Task goal
Return the lines where the word "that" occurs.
** START OF The data **
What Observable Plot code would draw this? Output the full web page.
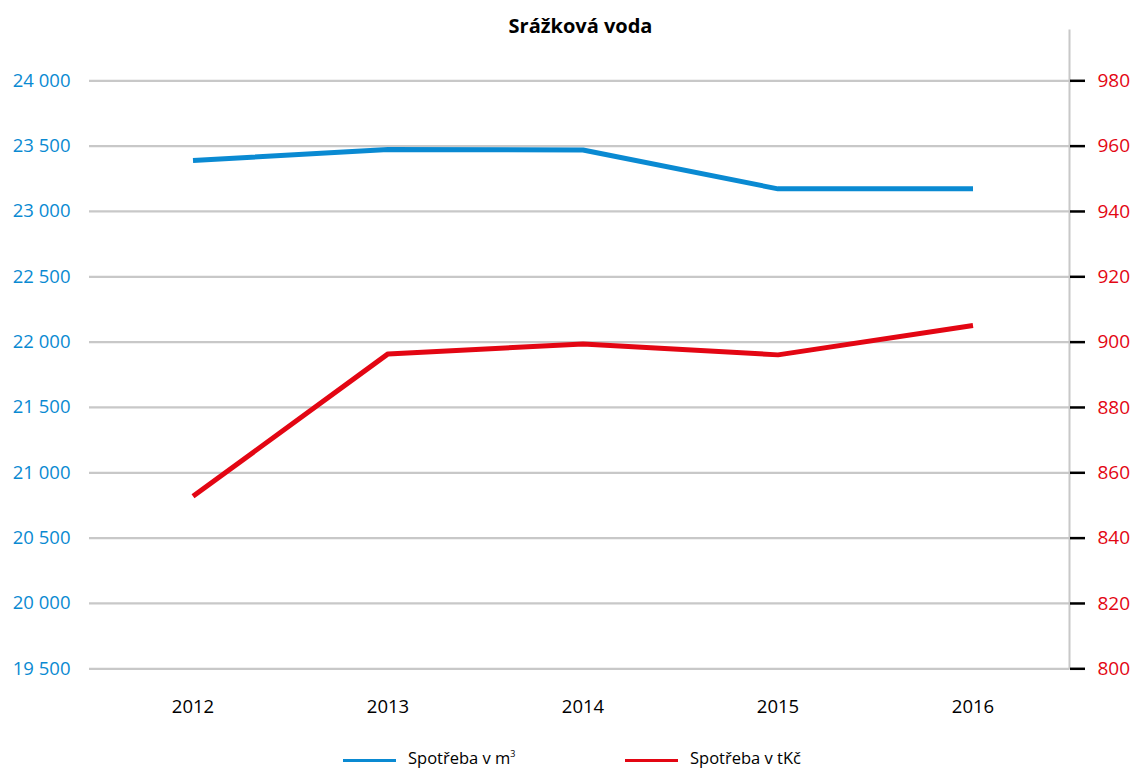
<!DOCTYPE html>
<html>
<head>
<meta charset="utf-8">
<script src="https://cdn.jsdelivr.net/npm/d3@7"></script>
<script src="https://cdn.jsdelivr.net/npm/@observablehq/plot@0.6"></script>
<style>
  html, body { margin: 0; padding: 0; background: #fff; }
  body { width: 1135px; height: 771px; position: relative; overflow: hidden; font-family: "Open Sans", sans-serif; }
  #title { position: absolute; left: 0; width: 1161px; top: 13px; text-align: center; font-weight: bold; font-size: 20px; color: #000; line-height: 26px; }
  #chart { position: absolute; left: 0; top: 0; }
  .leg { position: absolute; top: 747px; height: 22px; display: flex; align-items: center; font-size: 16.5px; color: #000; line-height: 20px; }
  .leg .sw { width: 53px; height: 3.5px; margin-right: 12px; margin-top: 5px; }
  .leg sup { font-size: 9px; vertical-align: 7px; line-height: 0; }
</style>
</head>
<body>
<div id="chart"></div>
<div id="title">Srážková voda</div>
<div class="leg" style="left:343px"><span class="sw" style="background:#0a8ad2"></span><span>Spotřeba v m<sup>3</sup></span></div>
<div class="leg" style="left:625px"><span class="sw" style="background:#e30613"></span><span>Spotřeba v tKč</span></div>
<script>
const years = ["2012", "2013", "2014", "2015", "2016"];
const volumeM3 = [23390, 23474, 23470, 23173, 23173];
const costTKc = [852.8, 896.4, 899.4, 896.1, 905.1];
const leftTicks = [19500, 20000, 20500, 21000, 21500, 22000, 22500, 23000, 23500, 24000];
const rightTicks = [800, 820, 840, 860, 880, 900, 920, 940, 960, 980];

const BLUE = "#0a8ad2";
const RED = "#e30613";

// map right-axis (tKč) onto left-axis units
const L0 = 19500, L1 = 24000, R0 = 800, R1 = 980;
const toLeft = v => L0 + (v - R0) * (L1 - L0) / (R1 - R0);
const fromLeft = v => R0 + (v - L0) * (R1 - R0) / (L1 - L0);

const blueData = years.map((y, i) => ({year: y, value: volumeM3[i]}));
const redData = years.map((y, i) => ({year: y, value: toLeft(costTKc[i])}));

const fmt = d => d3.format(",")(d).replace(/,/g, " ");

const chart = Plot.plot({
  width: 1135,
  height: 735,
  marginLeft: 89,
  marginRight: 66,
  marginTop: 30,
  marginBottom: 67,
  style: {fontFamily: "Open Sans", fontSize: "18.5px", background: "transparent"},
  x: {type: "band", domain: years, padding: 0, range: [93, 1072]},
  y: {domain: [L0, L1], range: [668.3, 80.3]},
  marks: [
    Plot.ruleY(leftTicks, {stroke: "#c8c8c8", strokeWidth: 2.3}),
    Plot.frame({anchor: "right", stroke: "#c8c8c8", strokeWidth: 2}),
    Plot.axisY(leftTicks, {anchor: "left", tickSize: 0, tickPadding: 19, fill: BLUE, tickFormat: fmt, label: null}),
    Plot.axisY(rightTicks.map(toLeft), {anchor: "right", tickSize: 15, tickPadding: 13, stroke: "#000", strokeWidth: 2.5, fill: RED, fontSize: "19px", tickFormat: d => String(Math.round(fromLeft(d))), label: null}),
    Plot.axisX({anchor: "bottom", tickSize: 0, tickPadding: 31, fill: "#000", label: null}),
    Plot.line(blueData, {x: "year", y: "value", stroke: BLUE, strokeWidth: 5, strokeLinecap: "butt", strokeLinejoin: "miter"}),
    Plot.line(redData, {x: "year", y: "value", stroke: RED, strokeWidth: 5, strokeLinecap: "butt", strokeLinejoin: "miter"})
  ]
});
document.getElementById("chart").appendChild(chart);
</script>
</body>
</html>
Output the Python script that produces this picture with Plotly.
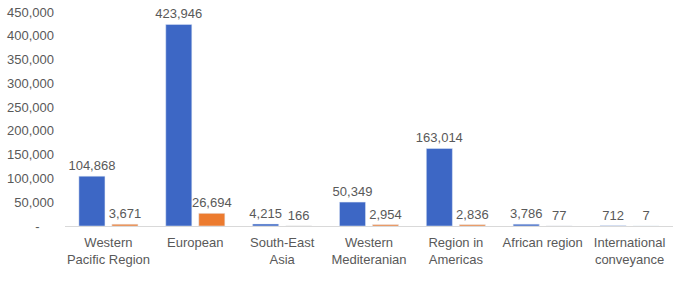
import plotly.graph_objects as go

categories = ["Western<br>Pacific Region", "European", "South-East<br>Asia", "Western<br>Mediteranian",
              "Region in<br>Americas", "African region", "International<br>conveyance"]
cases = [104868, 423946, 4215, 50349, 163014, 3786, 712]
deaths = [3671, 26694, 166, 2954, 2836, 77, 7]
tick_vals = [0, 50000, 100000, 150000, 200000, 250000, 300000, 350000, 400000, 450000]
tick_text = ["-\u00a0\u00a0\u00a0\u00a0", "50,000", "100,000", "150,000", "200,000", "250,000",
             "300,000", "350,000", "400,000", "450,000"]

gray = "#595959"
font = dict(family="Liberation Sans, Arial, sans-serif", size=13, color=gray)

fig = go.Figure()
fig.add_trace(go.Bar(x=categories, y=cases, name="Cases", marker=dict(color="#3D67C5"),
                     text=[f"{v:,}" for v in cases], textposition="outside",
                     textfont=font, cliponaxis=False))
fig.add_trace(go.Bar(x=categories, y=deaths, name="Deaths", marker=dict(color="#EC7B2F"),
                     text=[f"{v:,}" for v in deaths], textposition="outside",
                     textfont=font, cliponaxis=False))

fig.update_layout(
    width=678, height=288,
    margin=dict(l=65, r=5, t=12, b=62),
    paper_bgcolor="white", plot_bgcolor="white",
    showlegend=False, font=font,
    bargap=0.24, bargroupgap=0.21,
    barmode="group",
    uniformtext=dict(minsize=13, mode="show"),
)
fig.update_xaxes(showline=True, linecolor="#D9D9D9", linewidth=1, ticks="", showgrid=False,
                 tickfont=font, ticklabelstandoff=4)
fig.update_yaxes(range=[0, 450000], tickvals=tick_vals, ticktext=tick_text, showgrid=False,
                 zeroline=False, showline=False, tickfont=font, ticks="", ticklabelstandoff=10)

fig.write_html("out.html")
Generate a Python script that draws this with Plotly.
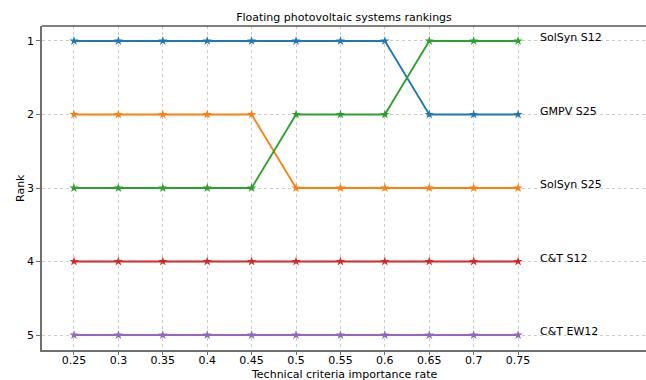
import plotly.graph_objects as go

rates = [0.25, 0.3, 0.35, 0.4, 0.45, 0.5, 0.55, 0.6, 0.65, 0.7, 0.75]
tick_labels = ["0.25", "0.3", "0.35", "0.4", "0.45", "0.5", "0.55", "0.6", "0.65", "0.7", "0.75"]
series_blue = [1, 1, 1, 1, 1, 1, 1, 1, 2, 2, 2]
series_orange = [2, 2, 2, 2, 2, 3, 3, 3, 3, 3, 3]
series_green = [3, 3, 3, 3, 3, 2, 2, 2, 1, 1, 1]
series_red = [4, 4, 4, 4, 4, 4, 4, 4, 4, 4, 4]
series_purple = [5, 5, 5, 5, 5, 5, 5, 5, 5, 5, 5]
rank_labels = ["SolSyn S12", "GMPV S25", "SolSyn S25", "C&T S12", "C&T EW12"]
ranks = [1, 2, 3, 4, 5]

colors = ["#1f77b4", "#ff7f0e", "#2ca02c", "#d62728", "#9467bd"]
all_series = [series_blue, series_orange, series_green, series_red, series_purple]

fig = go.Figure()
for s, c in zip(all_series, colors):
    fig.add_trace(go.Scatter(
        x=rates, y=s, mode="lines+markers",
        line=dict(color=c, width=1.8),
        marker=dict(symbol="star", size=7, color=c),
        showlegend=False,
    ))

for r, lab in zip(ranks, rank_labels):
    fig.add_annotation(x=0.7725, y=r, xref="x", yref="y", text=lab,
                       showarrow=False, xanchor="left", yanchor="bottom",
                       yshift=-5,
                       font=dict(family="DejaVu Sans", size=11, color="#000000"))

# axis titles
fig.add_annotation(x=0.5, y=-25 / 324, xref="paper", yref="paper",
                   text="Technical criteria importance rate", showarrow=False,
                   xanchor="center", yanchor="middle",
                   font=dict(family="DejaVu Sans", size=11, color="#000000"))
fig.add_annotation(x=-22 / 604, y=0.5, xref="paper", yref="paper",
                   text="Rank", showarrow=False, textangle=-90,
                   xanchor="center", yanchor="middle",
                   font=dict(family="DejaVu Sans", size=11, color="#000000"))

fig.add_shape(type="line", xref="paper", yref="paper", x0=0, x1=1, y0=1, y1=1,
              line=dict(color="#000000", width=1))

fig.update_layout(
    width=646, height=380,
    margin=dict(l=42, r=0, t=26, b=30, autoexpand=False),
    plot_bgcolor="white", paper_bgcolor="white",
    font=dict(family="DejaVu Sans", size=10, color="#000000"),
    title=dict(text="Floating photovoltaic systems rankings", x=0.5, xanchor="center",
               xref="paper", y=1 - 17 / 380, yanchor="middle",
               font=dict(family="DejaVu Sans", size=11, color="#000000")),
    xaxis=dict(
        range=[0.214, 0.894], tickvals=rates, ticktext=tick_labels,
        showgrid=True, gridcolor="#cccccc", griddash="dot", gridwidth=1,
        showline=True, linecolor="#707070", linewidth=1.5,
        ticks="outside", ticklen=3, tickcolor="#707070",
        ticklabelstandoff=-4,
        zeroline=False, automargin=False,
        tickfont=dict(family="DejaVu Sans", size=11),
    ),
    yaxis=dict(
        range=[5.204, 0.796], tickvals=ranks, ticktext=[str(r) for r in ranks],
        showgrid=True, gridcolor="#cccccc", griddash="dot", gridwidth=1,
        showline=True, linecolor="#707070", linewidth=1.5,
        ticks="outside", ticklen=4, tickcolor="#707070",
        zeroline=False, automargin=False,
        tickfont=dict(family="DejaVu Sans", size=11),
    ),
)

fig.write_html("out.html", config={"displayModeBar": False},
               post_script="document.body.style.margin='0px';")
** END OF The data **
In response
Output the Python script that produces this picture with Plotly.
Generate a Python script that draws this with Plotly.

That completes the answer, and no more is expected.